On exiting the lower gate, I checked for gaps, particularly the one between the gate and the post where I’d affixed half a meter of thick plastic pipe, but all seemed secure. Then, a few feet down the path I came across a pile of feathers. A little further along were another few stray feathers then down still more. A fox had gotten in, but how? After carefully checking the perimeter and determining that both chickens had vanished, I went back through the gate. Just inside was another smattering of feathers I’d overlooked. Puzzled, I went back to the gate. The only way a fox could have gotten in was to jump through a 12 cm gap, 50 cm off the ground. And to get back out it would have to have taken the same route, but with a chicken in its mouth. Was that possible? Sure enough, some reddish fox hairs had caught on the top edge of the pipe. This fox had lived up to its reputation.

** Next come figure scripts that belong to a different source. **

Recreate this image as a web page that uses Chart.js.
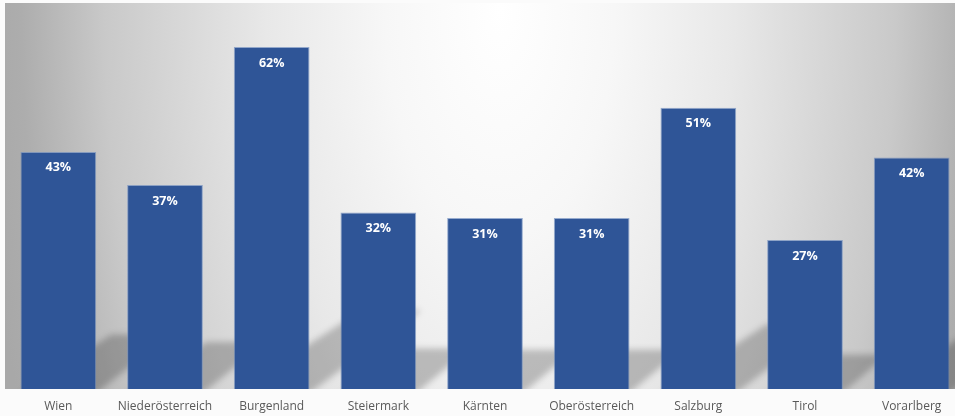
<!DOCTYPE html>
<html>
<head>
<meta charset="utf-8">
<script src="https://cdn.jsdelivr.net/npm/chart.js@4.4.1/dist/chart.umd.min.js"></script>
<style>
  html, body { margin: 0; padding: 0; background: #fbfbfb; overflow: hidden; width: 955px; height: 416px; }
  canvas { display: block; }
</style>
</head>
<body>
<canvas id="c" width="970" height="416"></canvas>
<script>
const categories = ["Wien", "Niederösterreich", "Burgenland", "Steiermark", "Kärnten", "Oberösterreich", "Salzburg", "Tirol", "Vorarlberg"];
const values = [43, 37, 62, 32, 31, 31, 51, 27, 42];
const valueLabels = ["43%", "37%", "62%", "32%", "31%", "31%", "51%", "27%", "42%"];

const bgPlugin = {
  id: 'bg',
  beforeDraw(chart) {
    const {ctx, chartArea: a} = chart;
    ctx.save();
    ctx.beginPath();
    ctx.rect(a.left, a.top, a.right - a.left, a.bottom - a.top);
    ctx.clip();
    ctx.translate(500, 10);
    ctx.scale(1, 1 / 0.5);
    const R = 520;
    const g = ctx.createRadialGradient(0, 0, 0, 0, 0, R);
    g.addColorStop(0, '#ffffff');
    g.addColorStop(0.22, '#f7f7f7');
    g.addColorStop(0.45, '#e8e8e8');
    g.addColorStop(0.76, '#c9c9c9');
    g.addColorStop(0.92, '#adadad');
    g.addColorStop(1, '#a8a8a8');
    ctx.fillStyle = g;
    ctx.fillRect(-600, -100, 1400, 1000);
    ctx.restore();
  }
};

const shadowPlugin = {
  id: 'shadows',
  beforeDatasetsDraw(chart) {
    const {ctx, chartArea: a} = chart;
    const meta = chart.getDatasetMeta(0);
    ctx.save();
    ctx.beginPath();
    ctx.rect(a.left, a.top, a.right - a.left, a.bottom - a.top);
    ctx.clip();
    ctx.filter = 'blur(3px)';
    ctx.fillStyle = 'rgba(0,0,0,0.22)';
    meta.data.forEach(el => {
      const p = el.getProps(['x', 'y', 'width', 'base'], true);
      const h = p.base - p.y;
      const x0 = p.x - p.width / 2, x1 = p.x + p.width / 2;
      const dx = h * 0.35, dy = h * 0.23;
      ctx.beginPath();
      ctx.moveTo(x0, p.base + 4);
      ctx.lineTo(x1, p.base + 4);
      ctx.lineTo(x1 + dx - 8, p.base - dy);
      ctx.lineTo(x0 + dx + 8, p.base - dy);
      ctx.closePath();
      ctx.fill();
    });
    ctx.restore();
  }
};

const labelPlugin = {
  id: 'vlabels',
  afterDatasetsDraw(chart) {
    const {ctx} = chart;
    const meta = chart.getDatasetMeta(0);
    ctx.save();
    ctx.fillStyle = '#ffffff';
    ctx.font = 'bold 12.5px "Open Sans", sans-serif';
    ctx.textAlign = 'center';
    ctx.textBaseline = 'middle';
    meta.data.forEach((el, i) => {
      const p = el.getProps(['x', 'y'], true);
      ctx.fillText(valueLabels[i], p.x, p.y + 16);
    });
    ctx.restore();
  }
};

new Chart(document.getElementById('c'), {
  type: 'bar',
  data: {
    labels: categories,
    datasets: [{
      data: values,
      backgroundColor: '#2f5597',
      borderColor: 'rgba(110,140,190,0.7)',
      borderWidth: 1,
      categoryPercentage: 1,
      barPercentage: 0.71
    }]
  },
  options: {
    responsive: false,
    animation: false,
    devicePixelRatio: 1,
    layout: { padding: { left: 5, right: 5, top: 3, bottom: 0 } },
    plugins: { legend: { display: false }, tooltip: { enabled: false } },
    scales: {
      x: {
        grid: { display: false, drawTicks: false },
        border: { display: false },
        ticks: {
          color: '#595959',
          font: { family: '"Open Sans", sans-serif', size: 12 },
          padding: 10,
          maxRotation: 0,
          autoSkip: false
        },
        afterFit(scale) { scale.height = 27; }
      },
      y: {
        display: false,
        min: 0,
        max: 70
      }
    }
  },
  plugins: [bgPlugin, shadowPlugin, labelPlugin]
});
</script>
</body>
</html>
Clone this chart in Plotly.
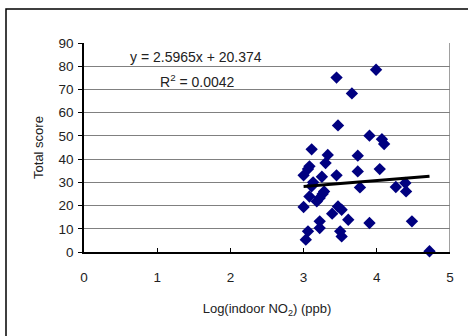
import plotly.graph_objects as go

# Data
log_no2 = [3.45, 3.99, 3.66, 3.47, 3.90, 4.07, 4.10, 3.11, 3.33, 3.30, 3.74,
           3.08, 3.06, 3.00, 3.25, 3.45, 3.74, 4.04, 3.11, 3.77, 4.26, 4.39,
           4.40, 3.28, 3.08, 3.22, 3.18, 3.00, 3.47, 3.52, 3.39, 3.61, 3.22,
           3.90, 4.48, 3.22, 3.06, 3.50, 3.52, 3.03, 4.72, 3.13, 3.26]
total_score = [75.1, 78.5, 68.3, 54.5, 50.1, 48.6, 46.5, 44.2, 41.8, 38.3, 41.5,
               36.9, 35.7, 33.0, 32.4, 33.0, 34.7, 35.7, 28.3, 27.8, 28.0, 29.7,
               26.1, 26.1, 23.9, 23.3, 21.8, 19.4, 19.6, 18.2, 16.5, 13.9, 13.2,
               12.5, 13.2, 10.3, 8.9, 8.9, 6.7, 5.3, 0.3, 30.0, 25.0]
slope = 2.5965
intercept = 20.374
equation_text = "y = 2.5965x + 20.374"
r2_text = "R<sup>2</sup> = 0.0042"
x_ticks = [0, 1, 2, 3, 4, 5]
y_ticks = [0, 10, 20, 30, 40, 50, 60, 70, 80, 90]

W, H = 468, 336
L, R, T, B = 84, 18, 43, 84
pw, ph = W - L - R, H - T - B

fnt = "Liberation Sans, Arial, sans-serif"

xmin, xmax = min(log_no2), max(log_no2)
trend_x = [xmin, xmax]
trend_y = [slope * v + intercept for v in trend_x]

fig = go.Figure()
fig.add_trace(go.Scatter(
    x=log_no2, y=total_score, mode="markers",
    marker=dict(symbol="diamond", size=9.5, color="#000080"),
    showlegend=False, cliponaxis=False))
fig.add_trace(go.Scatter(
    x=trend_x, y=trend_y, mode="lines",
    line=dict(color="black", width=3), showlegend=False))

fig.update_layout(
    width=W, height=H,
    margin=dict(l=L, r=R, t=T, b=B),
    paper_bgcolor="white", plot_bgcolor="white",
    font=dict(family=fnt, size=13.5, color="#222"),
    xaxis=dict(range=[0, 5], tickvals=x_ticks, showgrid=False, zeroline=False,
               showline=True, linecolor="black", linewidth=1.5,
               ticks="inside", ticklen=4, tickcolor="black",
               ticklabelstandoff=12,
               title=dict(text="Log(indoor NO<sub>2</sub>) (ppb)", standoff=20,
                          font=dict(size=13, color="#222"))),
    yaxis=dict(range=[0, 90], tickvals=y_ticks, showgrid=True,
               gridcolor="#808080", gridwidth=1, zeroline=False,
               showline=True, linecolor="black", linewidth=1.5,
               ticks="outside", ticklen=4, tickcolor="black",
               ticklabelstandoff=2,
               title=dict(text="Total score", standoff=12,
                          font=dict(size=13, color="#222"))),
    shapes=[
        dict(type="line", xref="x", yref="y", x0=5, x1=5, y0=0, y1=90,
             line=dict(color="#808080", width=1.5)),
        dict(type="rect", xref="paper", yref="paper",
             x0=(6 - L) / pw, x1=1.3, y0=-0.6, y1=(H - B - 9) / ph,
             line=dict(color="black", width=1.5), layer="below"),
    ],
    annotations=[
        dict(x=(196 - L) / pw, y=(H - B - 57) / ph, xref="paper", yref="paper",
             xanchor="center", yanchor="middle",
             text=equation_text, showarrow=False, font=dict(size=14, color="#222")),
        dict(x=(197 - L) / pw, y=(H - B - 81) / ph, xref="paper", yref="paper",
             xanchor="center", yanchor="middle",
             text=r2_text, showarrow=False, font=dict(size=14, color="#222")),
    ],
)

fig.write_html("out.html")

Poor Maddie didn’t seem herself. She paced the chicken run and ate almost nothing. For two days she laid no eggs. All the advice was to leave her alone and it would pass. We decided two new hens might help. We bought two black hens this time – Charlotte and Emily Bronte. Maddie was furious. Who were these imposters? Right from the start she raged at them and would have defeathered them had we not kept them apart with a screen dividing the chicken run. We decided to give Maddie a good five days to calm down but returning from an errand on the third day, we noticed the screen had been pushed down and the three were sharing the space peacefully. Or that’s what we thought.
It soon became apparent that Maddie was bullying Emily, the smaller of the two newcomers. We kept them apart during the day allowing Emily to stay with her protective sister Charlotte and watched them when they were together in the chickencoop, batting Maddie away when she went after Emily. Then we took to sitting with all three giving them all gentle, positive attention. Slowly, Maddie calmed down and the bullying stopped.
Although we’d always intended to get a dog one day, the fox’s grand theft increased the urgency. Caleb came to us last summer. He is part Labrador (black mama) and part Maremma sheepdog (white papa), but many people around here are sure he is part wolf with his grey and tan colouring. He’s clever and very devoted and we’ve trained him to be gentle with our chickens whom he now regards with variable interest. Someday, I hope to figure out how to teach him to herd them and to keep an eye on them when they are ranging freely, but for now I’m glad he doesn’t try to ‘play rough’ with them.
Lately, Maddie does not seem herself. For the last several months, she has not laid an egg. Her feathers look scrawnier and I wonder at two-and-a-half whether she’s getting old. She’s also taken to bullying Emily again. Perhaps in her egg-less state, she has little patience for Emily’s fearful screeching from her perch before she flies down or her brooding behaviour taking up a nesting box for way longer than it takes to lay an egg. In any case, Maddie doesn’t like her around to the point where she pecks Emily away from food and water.

I consider whether we should give Maddie to a neighbour to make chicken soup and feel little sadness at the prospect of getting to that point. Perhaps after grieving for three chickens, I’ve grown a tougher skin. Perhaps I’ve learned that naming a hen doesn’t make her any more or any less than what she is. Perhaps I am learning to accept that death is part of the cycle of life. Let’s hope that when my time comes, my emotions won’t run around like a chicken with its head cut off but will rest quietly and gracefully as Ursula did in her final moments.